_Data shown_
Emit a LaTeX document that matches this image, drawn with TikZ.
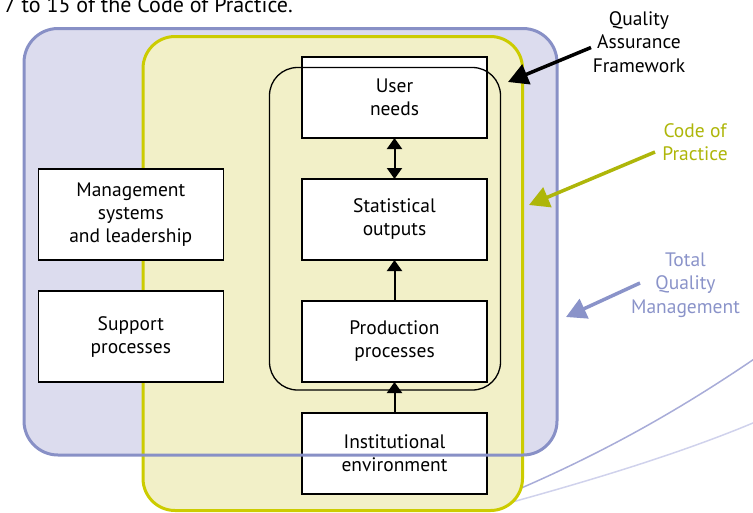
\documentclass[tikz,border=0pt]{standalone}
\usepackage{fontspec}
\setmainfont{PT Sans}
\usetikzlibrary{arrows.meta}

\definecolor{tqmfill}{RGB}{220,220,238}
\definecolor{tqmline}{RGB}{136,144,198}
\definecolor{copfill}{RGB}{242,240,200}
\definecolor{copline}{RGB}{204,204,0}
\definecolor{coplabel}{RGB}{174,182,10}
\definecolor{tqmlabel}{RGB}{138,147,201}
\definecolor{curveA}{RGB}{168,172,216}
\definecolor{curveB}{RGB}{208,210,236}

\tikzset{
  stagebox/.style={draw=black, fill=white, line width=1.3pt, align=center,
    minimum width=185pt, minimum height=81pt, inner sep=0pt, outer sep=0pt,
    font=\fontsize{19.5}{23}\selectfont},
  sidebox/.style={stagebox, minimum height=91pt},
  flow/.style={line width=2pt, -{Triangle[length=11pt,width=15pt]}},
  twoway/.style={line width=2pt, {Triangle[length=11pt,width=15pt]}-{Triangle[length=11pt,width=15pt]}},
  callout/.style={line width=3.5pt, -{Triangle[length=20pt,width=21pt]}},
  calltext/.style={align=center, inner sep=0pt, font=\fontsize{19.5}{23.5}\selectfont},
}

\begin{document}
\begin{tikzpicture}[x=1pt, y=-1pt]
\useasboundingbox (0,0) rectangle (753,512);

% caption line running off the top edge
\node[anchor=base east, inner sep=0pt, font=\fontsize{22}{26}\selectfont] (caption) at (293,12.7) {7 to 15 of the Code of Practice.};

% Total Quality Management region (fill only; its outline goes on top later)
\fill[tqmfill, rounded corners=34pt] (24,28.5) rectangle (557,455);

% decorative sweeping lines behind the Code of Practice region
\draw[curveA, line width=1.5pt] (505,495) .. controls (600,455) and (680,410) .. (760,355);
\draw[curveB, line width=1.5pt] (505,504) .. controls (600,478) and (690,450) .. (760,420);

% Code of Practice region
\draw[copline, fill=copfill, line width=3pt, rounded corners=32pt] (143,36.5) rectangle (522.5,510.5);

% process boxes
\node[stagebox] (user) at (394.5,97.5) {User\\needs};
\node[stagebox] (stat) at (394.5,219.5) {Statistical\\outputs};
\node[stagebox] (prod) at (394.5,341.5) {Production\\processes};
\node[stagebox] (inst) at (394.5,453.5) {Institutional\\environment};
\node[sidebox] (mgmt) at (130.8,214.6) {Management\\systems\\and leadership};
\node[sidebox] (supp) at (130.8,336.6) {Support\\processes};

% Quality Assurance Framework loop
\draw[black, line width=1.3pt, rounded corners=28pt] (269.5,67.5) rectangle (500.5,390);

% flows between the stages
\draw[twoway] (user.south) -- (stat.north);
\draw[flow] (prod.north) -- (stat.south);
\draw[flow] (inst.north) -- (prod.south);

% outline of the Total Quality Management region
\draw[tqmline, line width=3pt, rounded corners=34pt] (24,28.5) rectangle (557,455);

% callouts
\node[calltext] (qaf) at (639,42) {Quality\\Assurance\\Framework};
\coordinate (qafstart) at (591,47.5);
\coordinate (qaftip) at (508,82);
\draw[callout, black] (qafstart) -- (qaftip);

\node[calltext, text=coplabel] (cop) at (695,142) {Code of\\Practice};
\coordinate (copstart) at (655,152);
\coordinate (coptip) at (529,205);
\draw[callout, coplabel] (copstart) -- (coptip);

\node[calltext, text=tqmlabel] (tqm) at (685.5,285) {Total\\Quality\\Management};
\coordinate (tqmstart) at (640,283);
\coordinate (tqmtip) at (566,317);
\draw[callout, tqmlabel] (tqmstart) -- (tqmtip);
\end{tikzpicture}
\end{document}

_Task_
Starting at the top of the listing above, reproduce each line up to and including the one with "(0,0) rectangle (753,512);"; omit the pictures.

_Answer for this exercise_
Emit a LaTeX document that matches this image, drawn with TikZ.
\documentclass[tikz,border=0pt]{standalone}
\usepackage{fontspec}
\setmainfont{PT Sans}
\usetikzlibrary{arrows.meta}

\definecolor{tqmfill}{RGB}{220,220,238}
\definecolor{tqmline}{RGB}{136,144,198}
\definecolor{copfill}{RGB}{242,240,200}
\definecolor{copline}{RGB}{204,204,0}
\definecolor{coplabel}{RGB}{174,182,10}
\definecolor{tqmlabel}{RGB}{138,147,201}
\definecolor{curveA}{RGB}{168,172,216}
\definecolor{curveB}{RGB}{208,210,236}

\tikzset{
  stagebox/.style={draw=black, fill=white, line width=1.3pt, align=center,
    minimum width=185pt, minimum height=81pt, inner sep=0pt, outer sep=0pt,
    font=\fontsize{19.5}{23}\selectfont},
  sidebox/.style={stagebox, minimum height=91pt},
  flow/.style={line width=2pt, -{Triangle[length=11pt,width=15pt]}},
  twoway/.style={line width=2pt, {Triangle[length=11pt,width=15pt]}-{Triangle[length=11pt,width=15pt]}},
  callout/.style={line width=3.5pt, -{Triangle[length=20pt,width=21pt]}},
  calltext/.style={align=center, inner sep=0pt, font=\fontsize{19.5}{23.5}\selectfont},
}

\begin{document}
\begin{tikzpicture}[x=1pt, y=-1pt]
\useasboundingbox (0,0) rectangle (753,512);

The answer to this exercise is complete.